|Da Buddha, as he's called in Chicagoland. Yes, he's using cruise control. But mindfully. ;-)|
The temperature was in the 30's when I left Chicagoland. On my first morning in Twin Citiesland, it was 12. Of course the tire pressure warning light on the dashboard came on. I've learned to ignore this, and just drive more slowly until it gets warmer. On the run home, the temperature rose from 17 to the 30's again. Sure enough, the warning light turned off.
Of course I forgot my snow brush. But Twin Citiesland has industrial strength drive-thru car washes, with high-pressure and volume water. I watched one blow three inches of icy snow off a big F-250 4WD pickup that was in line ahead of me. Around here, this would be Misdemeaor Abuse of Paint and Rustproofing, punishable by, say, coffee and a super-sized muffin. But 3 more degrees of latitude changes "best practices" a lot.
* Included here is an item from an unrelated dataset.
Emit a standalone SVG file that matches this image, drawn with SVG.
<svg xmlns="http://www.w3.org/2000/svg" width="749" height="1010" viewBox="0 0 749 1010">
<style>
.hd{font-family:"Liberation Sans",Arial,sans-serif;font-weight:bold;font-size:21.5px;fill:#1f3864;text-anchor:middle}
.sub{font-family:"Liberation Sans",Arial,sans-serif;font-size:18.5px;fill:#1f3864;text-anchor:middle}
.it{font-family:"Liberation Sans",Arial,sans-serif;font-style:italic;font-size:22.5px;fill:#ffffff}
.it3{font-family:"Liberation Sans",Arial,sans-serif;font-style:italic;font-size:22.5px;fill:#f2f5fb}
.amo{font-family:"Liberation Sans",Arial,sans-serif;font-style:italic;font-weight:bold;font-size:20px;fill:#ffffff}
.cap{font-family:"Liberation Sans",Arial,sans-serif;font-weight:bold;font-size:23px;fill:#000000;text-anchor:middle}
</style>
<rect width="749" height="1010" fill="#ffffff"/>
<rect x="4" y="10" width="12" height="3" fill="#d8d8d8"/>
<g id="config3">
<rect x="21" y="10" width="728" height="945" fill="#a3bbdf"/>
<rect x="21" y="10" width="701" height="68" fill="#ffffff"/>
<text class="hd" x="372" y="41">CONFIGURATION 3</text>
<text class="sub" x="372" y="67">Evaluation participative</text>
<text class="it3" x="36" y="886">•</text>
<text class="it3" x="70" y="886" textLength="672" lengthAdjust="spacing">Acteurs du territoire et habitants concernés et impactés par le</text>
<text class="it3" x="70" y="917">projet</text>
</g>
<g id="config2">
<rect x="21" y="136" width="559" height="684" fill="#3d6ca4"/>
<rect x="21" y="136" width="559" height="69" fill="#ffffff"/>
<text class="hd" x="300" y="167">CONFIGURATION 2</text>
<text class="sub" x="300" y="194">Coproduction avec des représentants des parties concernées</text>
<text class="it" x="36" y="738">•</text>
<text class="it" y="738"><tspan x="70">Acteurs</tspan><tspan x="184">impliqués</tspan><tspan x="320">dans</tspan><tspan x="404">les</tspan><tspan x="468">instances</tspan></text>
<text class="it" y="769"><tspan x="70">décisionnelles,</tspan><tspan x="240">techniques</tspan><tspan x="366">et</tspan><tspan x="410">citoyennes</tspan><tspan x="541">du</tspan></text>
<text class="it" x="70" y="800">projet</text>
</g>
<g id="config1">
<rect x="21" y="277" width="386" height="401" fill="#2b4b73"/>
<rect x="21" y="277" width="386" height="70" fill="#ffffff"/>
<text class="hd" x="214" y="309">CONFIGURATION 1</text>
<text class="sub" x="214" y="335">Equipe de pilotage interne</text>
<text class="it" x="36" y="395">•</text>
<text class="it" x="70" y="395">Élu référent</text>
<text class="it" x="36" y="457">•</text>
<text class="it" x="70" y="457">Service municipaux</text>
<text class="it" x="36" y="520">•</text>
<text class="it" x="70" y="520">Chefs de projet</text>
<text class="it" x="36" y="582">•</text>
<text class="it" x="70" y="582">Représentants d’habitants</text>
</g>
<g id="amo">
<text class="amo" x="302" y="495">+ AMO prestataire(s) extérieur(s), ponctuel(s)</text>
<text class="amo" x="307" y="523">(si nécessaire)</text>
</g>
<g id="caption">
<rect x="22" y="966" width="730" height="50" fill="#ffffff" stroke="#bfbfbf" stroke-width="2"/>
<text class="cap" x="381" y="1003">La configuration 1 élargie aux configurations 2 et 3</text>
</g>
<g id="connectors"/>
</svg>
Often, I make this run to bookend a long weekend, to minimize traffic. But this time I came back on Sunday. Holiday travelers and their Designated Representatives, left lane bandits, could not be avoided. What is it about certain stretches of Interstate? Like I-90/94 between the Illinois State Line and the Tomah split in WI? Or I-65 in Indiana? Always clogged, it seems. The Indiana and Ohio Turnpikes aren't. I-64 and I-75 in Kentucky aren't. It's not just traffic density, but I've no idea what the other factors are. It's puzzled me for years.
Nowadays, left lane bandits represent all States. It used to be that a plate ahead of you from New York, Michigan, or Illinois would be a dependable bird dog, flushing radar and parting the sea of traffic ahead. I still remember a Prairie Home Companion episode from the '80's in which Garrison Keillor said something like "Maybe Wisconsinites wouldn't resent Illinoisans so much if they didn't tear through the State at 80 m.p.h." Now, left lane bandits from IL, MI, and NY are as common as those from MD, VA, IN, or WI. I was embarrassed for the reputation of my State. ;-)
There is something Zen-like about a long road trip. You can approach one-ness with a good car and a good road. It's a satisfying state of mind. I rarely use the CD player or, perish the thought, the radio. I like to focus traffic, the road, and interaction with the car. People who won't learn to operate a manual transmission, or who by preference multi-task behind the wheel, are a mystery to me.